ただ、この映画は、決して彼らの転落を描いて終わるのではなく、一時代を共に過ごした仲間の絆は決してなくなることがないという救いも描いています。暗闇の中でひとつ明かりがともった気がして、ホッとしましたよ。これからはそれぞれ違う道を生きていき、それぞれまた挫折をすることもあるだろうけど、何とかなるんじゃないかなと思わせてくれます。僕はこの映画を見た時は精神的に安定した時期でしたが、落ち込んでる時に見たらもっと感動したんじゃないかなと思います。
演じる役者もみな良かったですよ。なかなかクセ者揃いでした。主演のマーク・ウォールバーグは、演技うんぬん以前に安っぽい雰囲気がこの役に合っていましたね。ただ、やはり一番素晴らしかったのはバート・レイノルズですね。強烈な父性を醸し出していましたよ。僕はこの人は名前だけ知ってるけども出てる映画は見たことがなかったんですが、さすがの存在感です。

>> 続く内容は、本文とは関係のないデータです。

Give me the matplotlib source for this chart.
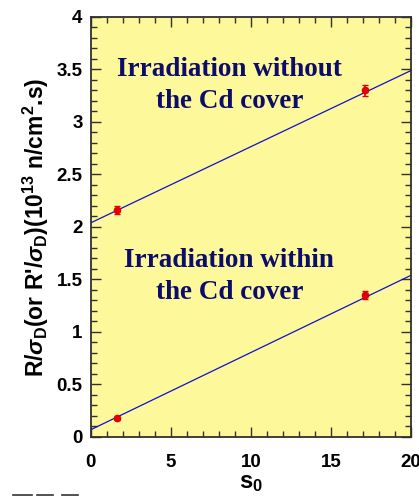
import matplotlib
matplotlib.use('Agg')
import matplotlib.pyplot as plt
from matplotlib.lines import Line2D
from matplotlib.ticker import MultipleLocator

# measured points (s0, R/sigma) with uncertainties
s0_pts = [1.6, 17.1]
bare_vals = [2.16, 3.30]
bare_err = [0.04, 0.05]
cd_vals = [0.18, 1.35]
cd_err = [0.015, 0.04]

# fitted straight lines over the full s0 range
fit_s0 = [0, 20]
bare_fit = [2.04, 3.49]
cd_fit = [0.07, 1.54]

plt.rcParams['font.family'] = ['Liberation Sans', 'DejaVu Sans']
plt.rcParams['font.weight'] = 'bold'
plt.rcParams['mathtext.fontset'] = 'custom'
plt.rcParams['mathtext.rm'] = 'Liberation Sans:bold'
plt.rcParams['mathtext.bf'] = 'Liberation Sans:bold'
plt.rcParams['mathtext.it'] = 'Liberation Sans:italic'
plt.rcParams['mathtext.default'] = 'bf'

fig = plt.figure(figsize=(4.19, 4.98), dpi=100)
ax = fig.add_axes([0.217, 0.1225, 0.764, 0.8435])
ax.set_facecolor('#fdf99b')

ax.plot(fit_s0, bare_fit, color='#1010d0', lw=0.9)
ax.plot(fit_s0, cd_fit, color='#1010d0', lw=0.9)
for vals, errs in [(bare_vals, bare_err), (cd_vals, cd_err)]:
    ax.errorbar(s0_pts, vals, yerr=errs, fmt='o', color='#e00000', ms=4.5,
                elinewidth=1.2, capsize=2.5, capthick=1, zorder=3)

txt_kw = dict(ha='center', va='center', color='#0c0c6a', fontsize=19.5,
              fontweight='bold', family='Liberation Serif', linespacing=1.35)
ax.text(8.65, 3.35, 'Irradiation without\nthe Cd cover', **txt_kw)
ax.text(8.65, 1.53, 'Irradiation within\nthe Cd cover', **txt_kw)

ax.set_xlim(0, 20)
ax.set_ylim(0, 4)
ax.xaxis.set_major_locator(MultipleLocator(5))
ax.xaxis.set_minor_locator(MultipleLocator(1))
ax.yaxis.set_major_locator(MultipleLocator(0.5))
ax.yaxis.set_minor_locator(MultipleLocator(0.1))
ax.tick_params(which='both', direction='in', top=True, right=True,
               labelsize=13.5, width=1, color='#303030')
ax.tick_params(which='major', length=7)
ax.tick_params(axis='x', which='major', pad=12)
ax.tick_params(axis='y', which='major', pad=6)
ax.tick_params(which='minor', length=4)
ax.xaxis.set_major_formatter(plt.FuncFormatter(lambda v, p: f'{v:g}'))
ax.yaxis.set_major_formatter(plt.FuncFormatter(lambda v, p: f'{v:g}'))
for sp in ax.spines.values():
    sp.set_linewidth(1.3)
    sp.set_color('#303030')

ax.set_xlabel(r's$_{0}$', fontsize=17, fontweight='bold', labelpad=0)
ax.set_ylabel(r"R/$\mathit{\sigma}_{\rm D}$(or R'/$\mathit{\sigma}_{\rm D}$)(10$^{13}$ n/cm$^{2}$.s)",
              fontsize=16.5, fontweight='bold', labelpad=4)

# leftover dashes in the lower-left corner
for x0, x1 in [(13, 32), (37, 53), (62, 78)]:
    fig.add_artist(Line2D([x0 / 419, x1 / 419], [1 - 495 / 498] * 2,
                          color='#333333', lw=1.2))

fig.savefig('out.png', dpi=100)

そういうわけで僕の好きな題材で演者も良くて音楽や映像など雰囲気もいい映画です。しかし点数は★5ぐらいですね。やはりまったりしたテンポとベタな展開が見てて退屈でした。
日本でもAVや「にっかつロマンポルノ」を題材にしたこんな映画を作ってほしいですね。「絶対にこういう業界に足を踏み入れたらダメだな」と思わせるドキュメンタリー番組なんかでよくあるただ暗いだけの作品ではなく、どこか哀しくどこか笑えて、こういう業界も悪くないかなと思わせる作品です。ひと昔前に「プラトニック・セックス」がありましたが、どう考えてもあれは僕の知っているAV業界の知識から考えるとウソくさいですし。
<ブギーナイツ 解説>
時は1977年。ディスコで皿洗いのバイトをしているエディ・アダムスは、その巨大な男性自身からポルノ映画監督のジャック・ホーナーにスカウトされる。エディが飛び込んだポルノ業界では麻薬に溺れて息子の親権を手放したポルノ・クイーンや、色情狂の妻の浮気に悩まされるマネージャーやゲイの男など、さまざまな人間が存在していた。やがて芸名をダーク・ディグラーとしたエディは、次々と主演作をヒットさせ、またたく間にポルノ界のスーパー・ヒーローに上り詰めていくのだが……。70年代後半のポルノ産業を舞台にした辛辣な人間ドラマ。